You can thank/blame baseball star Suzuki Ichiro for the rise of curry for breakfast in Japan. But I can't lie, I've done it too and it's great.
One the Marks: Music
While we were at the front desk where all the records are (sorry, that's as close to music as we're going to get in this travel review), we got comments from the staff named Sanocchi, who said: "On the Marks is open to everybody and our customers vary a lot. They could be foreigners, business people, athletes, or even entertainers. Many kinds of people come here and have various experiences."
Shizuka, who was born and raised in Kawasaki, added, "At On The Marks, there are many tricks. You can find some in the art in the lobby, as well as in the art in the guest rooms. It's enjoyable to find such things and the staff will try and help you to be aware of those things to help add to your enjoyment."
During the interview, they all had big smiles on their faces. We could tell they were all good friends and that's possibly the best ingredient for making On the Marks so inviting and fun.
It certainly is a great place where you can stay without having to pay a high price.
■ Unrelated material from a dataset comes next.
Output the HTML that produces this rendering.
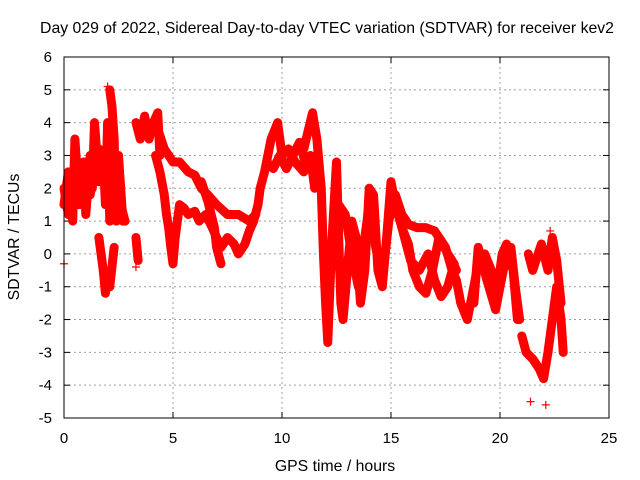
<!DOCTYPE html>
<html><head><meta charset="utf-8"><style>
body{margin:0;background:#fff;}
svg{display:block;font-family:"Liberation Sans",sans-serif;}
</style></head><body>
<svg id="chart" width="640" height="480">
<rect width="640" height="480" fill="#fff"/>
<text x="327" y="33" font-size="15.8" text-anchor="middle">Day 029 of 2022, Sidereal Day-to-day VTEC variation (SDTVAR) for receiver kev2</text>
<text x="335" y="471" font-size="15.8" text-anchor="middle">GPS time / hours</text>
<text transform="translate(19,237) rotate(-90)" font-size="15.8" text-anchor="middle">SDTVAR / TECUs</text>
<g id="grid"></g>
<g id="ticks"></g>
<g id="marks"></g>
<rect x="64" y="57" width="545" height="361" fill="none" stroke="#000"/>
</svg>
<script>
const xTicks=[0,5,10,15,20,25];
const yTicks=[-5,-4,-3,-2,-1,0,1,2,3,4,5,6];
const trackA=[[0,1.5],[0.2,2.5],[0.4,1.0],[0.5,3.5],[0.7,1.5],[0.9,2.8],[1.0,1.2],[1.2,3.0],[1.3,2.0],[1.4,4.0],[1.6,2.2],[1.8,3.0],[1.9,1.5],[2.0,4.0],[2.1,1.0],[2.3,1.5],[2.5,3.0],[2.7,1.0]];
const trackA2=[[0.0,2.0],[0.2,1.2],[0.4,2.2],[0.6,2.0],[0.8,1.8],[1.0,2.5],[1.2,1.8],[1.4,2.5],[1.6,3.2],[1.8,2.5],[2.0,3.0],[2.2,2.0],[2.4,2.5]];
const trackB=[[1.6,0.5],[1.8,-0.5],[1.9,-1.2],[2.0,-0.8],[2.1,-1.0],[2.2,-0.4],[2.3,0.2]];
const trackC=[[2.1,5.0],[2.2,4.5],[2.3,3.5],[2.35,2.0],[2.4,1.0],[2.6,1.5],[2.8,1.0]];
const trackD=[[3.3,4.0],[3.5,3.5],[3.7,4.2],[3.9,3.5],[4.1,4.0],[4.3,4.3],[4.4,3.0]];
const trackD2=[[3.3,0.5],[3.4,-0.2]];
const trackE=[[4.2,3.0],[4.4,2.5],[4.6,1.8],[4.7,1.2],[4.8,0.8],[4.9,0.2],[5.0,-0.3],[5.1,0.5],[5.3,1.5],[5.5,1.4],[5.7,1.2],[6.0,1.3],[6.2,1.0],[6.5,1.2],[6.8,0.8],[7.0,0.5],[7.2,0.2],[7.5,0.5],[7.8,0.3],[8.0,0.0],[8.3,0.3],[8.5,0.7],[8.7,1.0],[8.9,1.5],[9.0,2.0],[9.2,2.5],[9.5,3.5],[9.8,4.0],[10.0,3.0],[10.3,3.2],[10.6,2.8],[11.0,2.5],[11.3,3.0],[11.5,2.0]];
const trackE2=[[9.3,2.8],[9.6,2.6],[9.9,3.0],[10.2,2.6],[10.5,3.0],[10.8,3.4],[11.1,2.7],[11.4,2.6],[11.7,2.2]];
const trackF=[[4.3,3.8],[4.6,3.2],[5.0,2.8],[5.3,2.8],[5.7,2.5],[6.0,2.4],[6.3,2.0],[6.6,1.8],[7.0,1.5],[7.5,1.2],[8.0,1.2],[8.5,1.0],[8.8,1.2]];
const trackG=[[6.3,2.2],[6.6,1.6],[6.9,0.8],[7.0,0.2],[7.2,-0.3]];
const trackH=[[11.0,3.2],[11.4,4.3],[11.6,3.5],[11.8,2.0],[11.9,0.0],[12.0,-1.5],[12.1,-2.7],[12.2,-1.0],[12.3,0.5],[12.5,2.8],[12.6,0.5],[12.7,-1.5],[12.8,-2.0],[13.0,-0.5],[13.2,1.0],[13.4,0.5],[13.6,-1.5],[13.8,-0.5],[14.0,2.0],[14.2,1.8],[14.4,-0.5],[14.6,-1.0],[14.8,0.5],[15.0,2.2],[15.2,1.5],[15.5,0.8],[15.8,0.3],[16.0,-0.5],[16.3,-1.0],[16.6,-1.2],[16.9,-0.5],[17.2,0.5],[17.5,0.2],[17.8,-0.5],[18.0,-0.8],[18.2,-1.5],[18.5,-2.0],[18.8,-1.0],[19.0,-0.3],[19.3,0.0],[19.6,-0.5],[19.9,-1.0],[20.1,0.0],[20.3,0.3],[20.6,-0.5],[20.8,-2.0]];
const trackI=[[12.6,1.5],[12.9,1.2],[13.2,0.0],[13.5,-1.0],[13.8,0.5],[14.0,1.5],[14.3,0.2],[14.6,-0.8],[14.9,1.0],[15.2,1.8],[15.5,1.2],[15.8,0.9],[16.2,0.8],[16.6,0.8],[17.0,0.7],[17.3,0.4],[17.6,0.0],[17.8,-0.2],[18.0,-0.5]];
const trackJ=[[15.5,0.8],[15.9,-0.2],[16.3,-0.5],[16.7,0.0],[17.0,-0.8],[17.3,-1.3],[17.6,-1.0],[17.9,-0.3]];
const trackK=[[18.8,-1.5],[19.0,0.2],[19.4,-0.8],[19.8,-1.7],[20.0,-1.0],[20.3,0.0],[20.5,0.2],[20.7,-1.0],[20.9,-2.0]];
const trackL=[[21.0,-2.5],[21.2,-3.0],[21.5,-3.2],[21.8,-3.5],[22.0,-3.8],[22.2,-3.0],[22.4,-2.0],[22.6,-1.0],[22.8,-2.0],[22.9,-3.0]];
const trackM=[[21.3,0.0],[21.5,-0.5],[21.9,0.3],[22.2,-0.5],[22.4,0.5],[22.6,-0.2],[22.8,-1.5]];
const outliers=[[21.4,-4.5],[22.1,-4.6],[22.3,0.7],[0.0,-0.3],[3.3,-0.4],[2.0,5.1]];
const tracks=[trackA,trackA2,trackB,trackC,trackD,trackD2,trackE,trackE2,trackF,trackG,trackH,trackI,trackJ,trackK,trackL,trackM];

const X0=64,X1=609,Y0=418,Y1=57,XMIN=0,XMAX=25,YMIN=-5,YMAX=6;
function sx(t){return X0+(t-XMIN)/(XMAX-XMIN)*(X1-X0);}
function sy(v){return Y0-(v-YMIN)/(YMAX-YMIN)*(Y0-Y1);}
const NS="http://www.w3.org/2000/svg";
function mk(tag,attrs,parent){const e=document.createElementNS(NS,tag);for(const k in attrs)e.setAttribute(k,attrs[k]);parent.appendChild(e);return e;}
const grid=document.getElementById('grid'),ticks=document.getElementById('ticks'),marks=document.getElementById('marks');
xTicks.forEach(t=>{
  const x=sx(t);
  if(t>XMIN&&t<XMAX){const g=mk('line',{x1:x,x2:x,y1:Y1,y2:Y0,stroke:'#a0a0a0','stroke-dasharray':'2,3'},grid);
  
  }
  mk('line',{x1:x,x2:x,y1:Y0,y2:Y0-6,stroke:'#000'},ticks);
  mk('line',{x1:x,x2:x,y1:Y1,y2:Y1+6,stroke:'#000'},ticks);
  const l=mk('text',{x:x,y:443,'font-size':15,'text-anchor':'middle'},ticks);l.textContent=t;
  
  
});
yTicks.forEach(v=>{
  const y=sy(v);
  if(v>YMIN&&v<YMAX){const g=mk('line',{x1:X0,x2:X1,y1:y,y2:y,stroke:'#a0a0a0','stroke-dasharray':'2,3'},grid);
  
  }
  mk('line',{x1:X0,x2:X0+6,y1:y,y2:y,stroke:'#000'},ticks);
  mk('line',{x1:X1,x2:X1-6,y1:y,y2:y,stroke:'#000'},ticks);
  const l=mk('text',{x:52,y:y+5,'font-size':15,'text-anchor':'end'},ticks);l.textContent=v;
  
  
});
function plus(t,v){
  const x=sx(t),y=sy(v);
  const p=mk('path',{d:`M${x-4},${y}h8M${x},${y-4}v8`,stroke:'#f00','stroke-width':1.2},marks);
  
  
}
tracks.forEach(tr=>{
  const pl=mk('polyline',{points:tr.map(p=>sx(p[0])+','+sy(p[1])).join(' '),fill:'none',stroke:'#f00','stroke-width':9,'stroke-linejoin':'round','stroke-linecap':'round'},marks);
  
  
  tr.forEach(p=>plus(p[0],p[1]));
});
outliers.forEach(p=>plus(p[0],p[1]));
</script>
</body></html>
Why don't you drop by and let them make a mark on your journey too?
Stylish, reasonable, convenient, and they have good food and craft beer. And the workers were very friendly. This seems to be a great spot.
Very clean and thought-out hostel. Food was great, and staff was friendly. Only con is this place is out in Kawasaki, which may be too far away from the Tokyo center for some people.
Especially if I was traveling with a group, I could see this place being very fun. You would get the cafe space to yourself after hours (with other guests), and although the beer selection was small, it was interesting.